The Marian Collection
This landmark Delphian recording forms the fourth and final issue of a series designed to showcase Merton College’s new choral foundation. The Chapel Choir’s 35 singers criss-cross with astonishing versatility music from the late 15th century (Nesbett’s Magnificat) through Palestrina, some rarely heard Byrd and more mainstream repertory from Stravinsky and Tavener, to a work by the Master of the Queen’s Music, Judith Weir. Her dancing, sweet Ave regina caelorum provides a perfect opener to a stimulating programme dedicated to the figure of the Virgin Mary, all of it put over with passion, aplomb and utter respect for the composers’ intentions.

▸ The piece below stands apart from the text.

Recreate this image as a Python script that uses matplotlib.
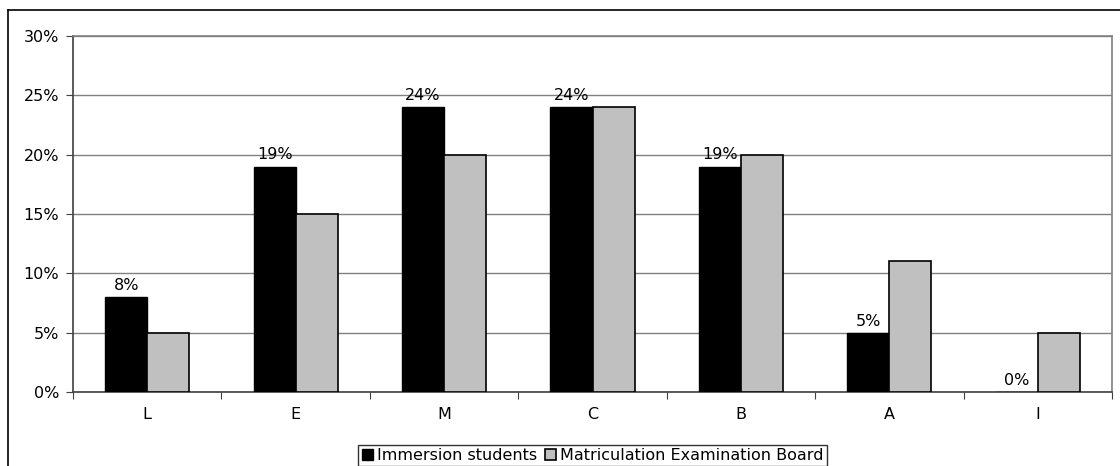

Central to this theme are the four Marian antiphons associated with the Office of Compline, heard in both 16th-century settings and new treatments by a quartet of British female composers. Of these latter, Kerry Andrew (b1978) and Hannah Kendall (b1984) have produced clangorous, brooding and technically challenging pieces, whereas Dobrinka Tabakova (b1980) treats the meditative Alma redemptoris mater in a highly effective quasi-orchestral style; this is one of the most memorable of the new works on the disc. John Tavener’s Mother of God, here I stand floats with an effortless stillness, pinned down by some superb reedy low bass notes.
With the exception of Jackson’s I say that we are wound with mercy, accompanied with great sensitivity by organist Charles Warren, this is an entirely a cappella disc, in which intonation problems do not exist. By way of conclusion, Bruckner’s Ave Maria (recorded at a greater distance from the microphones) provides a soothing warm bath.